Of course, this penalty assessed to Goldman Sachs amounted to only the amount of profit they accrue in about two weeks, but when Goldman Sachs is held up as the company displaying "responsible behavior" against which BP is to be compared, it’s hard to imagine how BP’s image can sink any lower in the business press.
The Hill provides us with details about Senator Bill Nelson’s letter to the Senate Finance Committee in response to BP’s planned tax deduction:
“I was appalled upon learning that BP intends to shift nearly $10 billion of the costs related to the Gulf oil spill to the backs of American taxpayers, including the very taxpayers whose lives have been devastated by the spill. Simply put, that would be unacceptable,” Nelson said in a letter Wednesday to Committee Chairman Max Baucus (D-Mont.) and Sen. Chuck Grassley (R-Iowa), the panel’s top Republican.
/snip/
The letter says the probe should explore several questions, such as “How would BP be able to generate $10 billion in tax savings, when $12.2 billion of BP’s $32.2 billion charge on its financial results appears to be for nondeductible statutory penalties and fines?”
Nelson also said the committee should review whether BP will be able to claim deductions for compensatory damages paid to the federal government and state governments, among other areas.
It’s reassuring to see Senator Nelson not accepting at face value BP’s claim that they can deduct these fines and expenses. I hope that his efforts result in an IRS ruling that the deduction will not be allowed, or, better still, that BP will decide that foregoing the deduction would be a responsible act. But then again, if BP were in the habit of acting responsibly, the blow-out would never have occurred.
Apart from the Goldman Sachs and BP cases, however, it is time for Congress and the IRS to come together to make sure that tax deductions are never an option for a company’s losses or fines stemming from illegal acts. Such deductions are merely more of the moral hazard that results when companies are allowed to reap payoffs from irresponsible gambles but socialize the losses when these gambles end in disaster.



13 Comments







And yet, GOP members of congress would prefer to lecture the voting public about “our” tendency to moral hazard. Good grief!
Interesting that Nelson, of all people, is making an issue out of this. Given his record, it shows that BP has really become a political punching bag.
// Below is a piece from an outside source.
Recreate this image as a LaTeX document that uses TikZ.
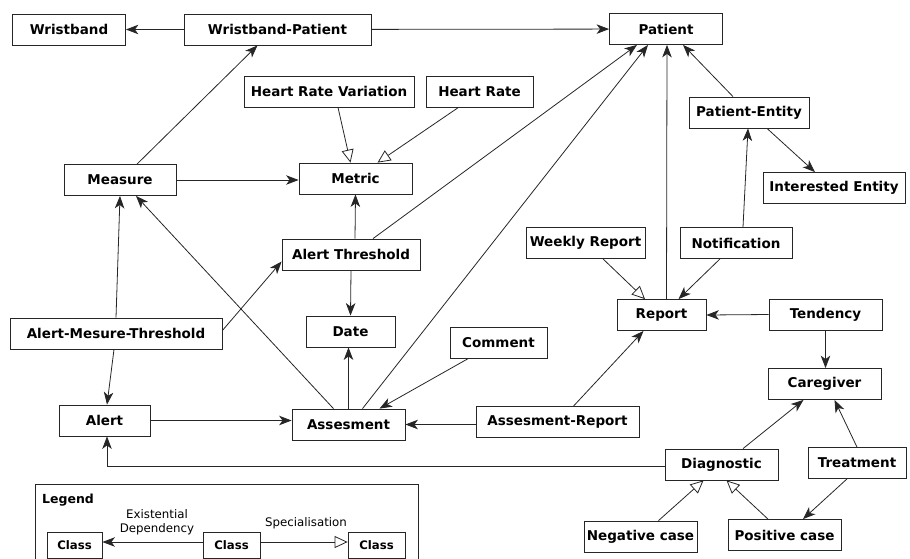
\documentclass[tikz,border=0pt]{standalone}
\usepackage{fontspec}
\setmainfont{DejaVu Sans}
\usetikzlibrary{arrows.meta}
\begin{document}
\begin{tikzpicture}[x=1pt, y=-1pt,
    cls/.style={rectangle, draw=black!85, line width=0.8pt, minimum width=113pt, minimum height=31pt, inner sep=2pt, font=\fontsize{13.5}{16}\selectfont\bfseries},
    lcls/.style={cls, minimum width=56pt, minimum height=26pt, font=\fontsize{11.7}{14}\selectfont\bfseries},
    dep/.style={draw=black!85, line width=0.8pt, -{Stealth[length=12.5pt, width=9.5pt, inset=3.5pt]}},
    spec/.style={draw=black!85, line width=0.8pt, -{Triangle[open, length=13pt, width=12pt]}},
    lbl/.style={font=\fontsize{11.8}{14}\selectfont, align=center, inner sep=1pt}
]
    \useasboundingbox (0,0) rectangle (910,558);
    \clip (0,0) rectangle (910,558);

    % Classes
    \node[cls] (wristband) at (69,29.5) {Wristband};
    \node[cls, minimum width=187pt] (wp) at (277.5,29.5) {Wristband-Patient};
    \node[cls] (patient) at (666,29) {Patient};
    \node[cls, minimum width=170pt] (hrv) at (329,91.5) {Heart Rate Variation};
    \node[cls, minimum width=107pt] (hr) at (479.5,91.5) {Heart Rate};
    \node[cls, minimum width=120pt] (pe) at (749,112.5) {Patient-Entity};
    \node[cls, minimum width=142pt] (ie) at (834,188) {Interested Entity};
    \node[cls, minimum width=112pt] (measure) at (120,180) {Measure};
    \node[cls] (metric) at (355.5,178.5) {Metric};
    \node[cls, minimum width=138pt] (athr) at (351,254.5) {Alert Threshold};
    \node[cls, minimum width=119pt] (wr) at (585.5,243) {Weekly Report};
    \node[cls, minimum width=112pt] (notif) at (736,243) {Notification};
    \node[cls, minimum width=89pt] (report) at (661.5,315) {Report};
    \node[cls] (tend) at (825.5,314.5) {Tendency};
    \node[cls, minimum width=212pt] (amt) at (116,333.5) {Alert-Mesure-Threshold};
    \node[cls, minimum width=89pt] (date) at (350.5,331.5) {Date};
    \node[cls, minimum width=97pt] (comment) at (498.5,342.5) {Comment};
    \node[cls] (care) at (824.5,384) {Caregiver};
    \node[cls, minimum width=91pt] (alert) at (104.5,420.5) {Alert};
    \node[cls] (assess) at (348.5,424.5) {Assesment};
    \node[cls, minimum width=163pt] (ar) at (557.5,422) {Assesment-Report};
    \node[cls] (diag) at (721.5,464.5) {Diagnostic};
    \node[cls, minimum width=98pt] (treat) at (857,463) {Treatment};
    \node[cls] (nc) at (640.5,536.5) {Negative case};
    \node[cls] (pc) at (784.5,535) {Positive case};

    % Existential dependencies
    \draw[dep] (wp) -- (wristband);
    \draw[dep] (wp) -- (patient);
    \draw[dep] ([xshift=17pt]measure.north) -- ([xshift=-20pt]wp.south);
    \draw[dep] (measure.east) -- (measure.east -| metric.west);
    \draw[dep] ([xshift=4pt]athr.north) -- (metric.south);
    \draw[dep] ([xshift=22pt]athr.north) -- ([xshift=-29pt]patient.south);
    \draw[dep] ([xshift=14pt]assess.north) -- ([xshift=-18pt]patient.south);
    \draw[dep] ([xshift=5pt]report.north) -- ([xshift=1pt]patient.south);
    \draw[dep] ([xshift=-16pt]pe.north) -- ([xshift=17pt]patient.south);
    \draw[dep] ([xshift=18pt]pe.south) -- ([xshift=-19pt]ie.north);
    \draw[dep] ([xshift=7pt]notif.north) -- ([xshift=-1pt]pe.south);
    \draw[dep] (athr.south) -- (date.north);
    \draw[dep] (amt.north) -- (measure.south);
    \draw[dep] ([yshift=3pt]amt.east) -- ([yshift=-7pt]athr.west);
    \draw[dep] ([xshift=-2pt]amt.south) -- ([xshift=2.5pt]alert.north);
    \draw[dep] ([xshift=-15pt]assess.north) -- ([xshift=16pt]measure.south);
    \draw[dep] (alert.east) -- (alert.east -| assess.west);
    \draw[dep] (assess.north) -- (assess.north |- date.south);
    \draw[dep] ([xshift=-30pt]comment.south) -- ([xshift=31pt]assess.north);
    \draw[dep] (assess.east -| ar.west) -- (assess.east);
    \draw[dep] ([xshift=16pt]ar.north) -- ([xshift=-18pt]report.south);
    \draw[dep] ([xshift=-16pt]notif.south) -- ([xshift=17pt]report.north);
    \draw[dep] (tend.west) -- (report.east);
    \draw[dep] (tend.south) -- (tend.south |- care.north);
    \draw[dep] ([xshift=21.5pt]diag.north) -- ([xshift=-21pt]care.south);
    \draw[dep] (treat.north) -- ([xshift=10pt]care.south);
    \draw[dep] ([yshift=-2pt]diag.west) -| ([xshift=2.5pt]alert.south);
    \draw[dep] ([xshift=-10pt]treat.south) -- ([xshift=18.5pt]pc.north);

    % Specialisations
    \draw[spec] ([xshift=9pt]hrv.south) -- ([xshift=-5pt]metric.north);
    \draw[spec] ([xshift=-21pt]hr.south) -- ([xshift=22pt]metric.north);
    \draw[spec] ([xshift=17.5pt]wr.south) -- ([xshift=-16.5pt]report.north);
    \draw[spec] ([xshift=18pt]nc.north) -- ([xshift=-18pt]diag.south);
    \draw[spec] ([xshift=-16.5pt]pc.north) -- ([xshift=5pt]diag.south);

    % Legend
    \draw[draw=black!85, line width=0.8pt] (35,484) rectangle (418,580);
    \node[anchor=west, inner sep=0pt, font=\fontsize{12.5}{14}\selectfont\bfseries] (legend) at (42,500) {Legend};
    \node[lcls, minimum width=55pt] (lc1) at (74.5,545) {Class};
    \node[lcls, minimum width=57pt] (lc2) at (231.5,545) {Class};
    \node[lcls, minimum width=57pt] (lc3) at (376.5,545) {Class};
    \draw[dep] ([yshift=3pt]lc2.west) -- ([yshift=3pt]lc1.east);
    \draw[spec] ([yshift=3pt]lc2.east) -- ([yshift=3pt]lc3.west);
    \node[lbl] (deplbl) at (157,522) {Existential\\Dependency};
    \node[lbl] (speclbl) at (306,523) {Specialisation};
\end{tikzpicture}
\end{document}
Prediction: Assuming the investigation is forthcoming, and given the corporate bias of our tax laws/subsidies (especially WRT the extractive industries), BP will be proven substantially correct. I’d love to predict that this result will create a demand for change in said laws/subsidies, but I think that would be beyond the pale.
One more and I’ll shut up.
Jim, you just aren’t getting with the program!
Advantage to consumers/working people = moral hazard
Advantage to big corporations/the rich = just compensation, needed incentive
/s
Yeah, I’m just a rabble-rouser when it comes to that program. Don’t think I can ever get on board…
There are two big points that I think you’re missing in your comparison of BP to Goldman Sachs.
First of all, and I know I’m right on this one, Goldman gave up its deduction because the SEC required it as part of their settlement; see:
http://taxprof.typepad.com/taxprof_blog/2010/07/goldman-sachs.html
At this point, Goldman would be in breach of a legal contract if they took the deduction.
Second, Goldman agreed not to deduct a penalty that it was charged as part of a settlement for alleged illegal action. I am not sure, but I believe that the 10B BP lost isn’t related to penalties or fines, but is just plain old operational loss tied to the clean up effort and claims paid out to third parties. I understand the desire to crucify BP, but income tax only applies to income, I don’t see why anyone would be surprised that a company would deduct its operating expenses when computing its NET profit.
EDIT: Yikes, I obviously didn’t read the end of post. So it looks like most of the charge is for civil fines and penalties. That obviously is analogous to the Goldman penalty, although BP isn’t a party to any settlement or other agreement forcing it to forego otherwise allowable deductions, like Goldman.
Well, 12.2 of the 32.2 deduction is related to fines, so roughtly 3 billion of the tax credit is analogous to Goldman Sachs.
I hate B.P.
BP needs those tax breaks to pay for the prison-slave labor they are using to do the cleanup.
I had a feeling when Obama said BP would foot the bill for the disaster that he meant with our help.
How the hell is anyone surprised BP is planning to do this?
We knew months ago their booked “losses” were going to be in the billions. Anyone who has even a rudimentary understanding of U.S. corporate tax codes would have known this is a loss which can be written off against profits, present or future.
That we have elected officials who apparently did not expect this or did not know it was inevitable is both disturbing and appalling.
May I, along with MaryDaze @2, point out and highlight that Sen Bill Nelson of Florida is foremost and most vocal among those disturbing and appalling elected officials? Because I can’t bear that right wing piece of garbage getting credit for anything but cynicism, hypocricy and stupidity.
Of course, Exxon Mobil, I read recently, paid no US income tax in 2009.
ABC report. GE paid none either in 2009.
Ain’t life grand if your a corporate person?
Somebody pointed out on an earlier thread that, if Charlie Crist is elected US Senator as an independent this fall, he will be the more liberal and Nelson the more conservative, of Florida’s US Senators.
I wrote a letter to Nelson noting that he and Alan Grayson are both in the pocket of AIPAC, so there’s no difference between them on policy toward Israel. I went on to ask why then would anybody support him over Grayson in a Dem Senate primary in 2012?